Ces dernières années, nous avons participé à de nombreux évènements européens. En prévision de la création de cette agence, nous avons essayé de faire passer, à travers nous, les préoccupations de nos déclarants. C’était important pour défendre le modèle français, dont la qualité a été largement soulignée par l’évaluation du GAFI. Nous sommes parvenus à défendre un certain nombre de sujets, notamment sur ce qui doit faire l’objet d’une déclaration.
Nous sommes désormais dans les derniers jours de la finalisation des dispositions des textes relatifs à cette supervision européenne. Nous espérons que cette ultime discussion mènera au choix de l’implantation de l’AMLA à Paris.
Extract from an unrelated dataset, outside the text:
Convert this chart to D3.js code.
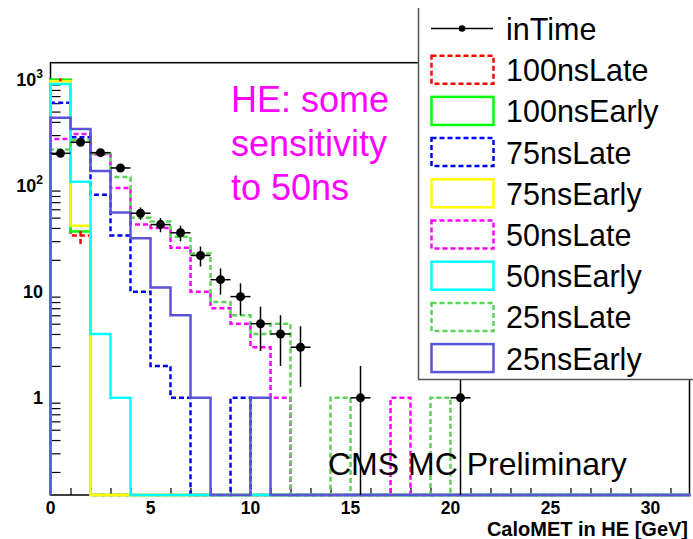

Comme l’a rappelé Bruno Le Maire lors de la présentation officielle de cette candidature, nous pensons que Paris est l’endroit le plus approprié en Europe pour accueillir une agence de cette nature. Nous y avons des professionnels publics et privés qui offriront à cette agence une profondeur dans les recrutements, dans les parcours de vie professionnels, et permettra une activité de grande qualité.
Par ailleurs, avec l’ACPR, nous anticipons déjà la suite et la conclusion de tous ces efforts, c’est-à-dire dans quelle mesure nous allons contribuer à la création de cette agence. Tracfin veut essayer de porter la voix française, qui ne repose pas sur une tradition de pure conformité, mais qui recherche surtout l’impact et l’intérêt de ce qui est collecté et utilisé. Nous voulons que l’AMLA ne soit pas exclusivement une agence de production de soft law, mais une agence opérationnelle qui prenne toute sa place dans la résolution des défis européens, comme nous l’avons fait avec le Parquet Européen, avec Europol et Eurojust.